● Record extracts
• • • • • • •
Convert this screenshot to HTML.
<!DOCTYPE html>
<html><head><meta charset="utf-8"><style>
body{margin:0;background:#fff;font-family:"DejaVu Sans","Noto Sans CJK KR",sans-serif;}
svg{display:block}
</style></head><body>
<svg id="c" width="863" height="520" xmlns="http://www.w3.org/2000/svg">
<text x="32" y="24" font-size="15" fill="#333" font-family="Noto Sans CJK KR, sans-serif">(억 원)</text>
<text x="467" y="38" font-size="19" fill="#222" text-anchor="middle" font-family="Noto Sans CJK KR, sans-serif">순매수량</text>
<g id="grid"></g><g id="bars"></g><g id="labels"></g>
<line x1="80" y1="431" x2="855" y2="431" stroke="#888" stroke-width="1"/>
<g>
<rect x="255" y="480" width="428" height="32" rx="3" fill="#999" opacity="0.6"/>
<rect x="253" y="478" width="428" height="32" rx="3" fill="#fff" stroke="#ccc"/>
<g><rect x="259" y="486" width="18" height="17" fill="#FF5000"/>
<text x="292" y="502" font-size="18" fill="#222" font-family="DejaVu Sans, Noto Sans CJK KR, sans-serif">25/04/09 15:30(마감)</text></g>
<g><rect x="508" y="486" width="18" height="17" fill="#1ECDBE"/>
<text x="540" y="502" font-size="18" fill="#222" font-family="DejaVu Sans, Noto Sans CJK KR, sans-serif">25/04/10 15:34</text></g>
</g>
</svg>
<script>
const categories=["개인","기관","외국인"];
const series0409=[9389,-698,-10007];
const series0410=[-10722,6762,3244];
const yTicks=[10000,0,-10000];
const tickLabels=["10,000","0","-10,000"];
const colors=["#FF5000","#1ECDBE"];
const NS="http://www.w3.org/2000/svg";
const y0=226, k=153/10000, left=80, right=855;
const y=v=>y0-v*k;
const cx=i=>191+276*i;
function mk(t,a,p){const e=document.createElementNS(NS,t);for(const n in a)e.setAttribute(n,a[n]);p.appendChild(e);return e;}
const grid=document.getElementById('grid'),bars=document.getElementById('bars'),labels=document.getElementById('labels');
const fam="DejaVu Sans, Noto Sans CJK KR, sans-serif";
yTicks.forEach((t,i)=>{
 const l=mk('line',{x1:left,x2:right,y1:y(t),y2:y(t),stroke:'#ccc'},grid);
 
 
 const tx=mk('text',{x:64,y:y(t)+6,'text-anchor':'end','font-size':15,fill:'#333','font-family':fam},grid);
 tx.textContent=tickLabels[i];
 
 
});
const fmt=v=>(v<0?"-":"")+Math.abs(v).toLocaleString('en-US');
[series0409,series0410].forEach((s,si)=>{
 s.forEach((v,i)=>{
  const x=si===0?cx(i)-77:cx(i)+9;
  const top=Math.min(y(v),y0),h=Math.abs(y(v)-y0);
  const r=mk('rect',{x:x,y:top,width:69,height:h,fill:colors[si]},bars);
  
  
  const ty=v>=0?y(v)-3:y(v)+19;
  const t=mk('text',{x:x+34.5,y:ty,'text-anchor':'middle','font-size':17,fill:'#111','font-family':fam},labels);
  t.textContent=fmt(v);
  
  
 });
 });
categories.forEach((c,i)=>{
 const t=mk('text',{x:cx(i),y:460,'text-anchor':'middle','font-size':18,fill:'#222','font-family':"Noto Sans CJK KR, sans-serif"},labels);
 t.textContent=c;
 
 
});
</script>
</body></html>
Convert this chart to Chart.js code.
• • • • • • •
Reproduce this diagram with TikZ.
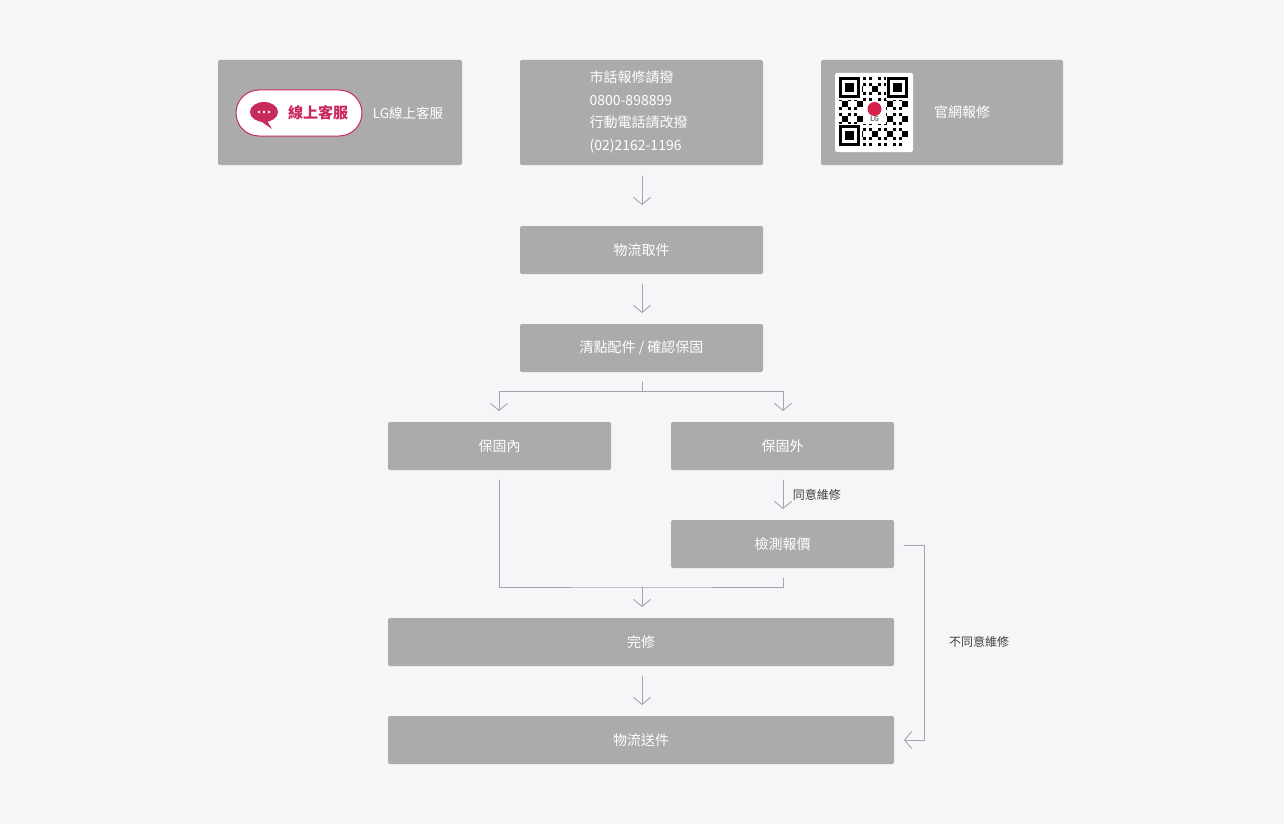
• • • • • • •
Go through the records. Copy each line where "Convert" appears.

● Output below
Convert this screenshot to HTML.
Convert this chart to Chart.js code.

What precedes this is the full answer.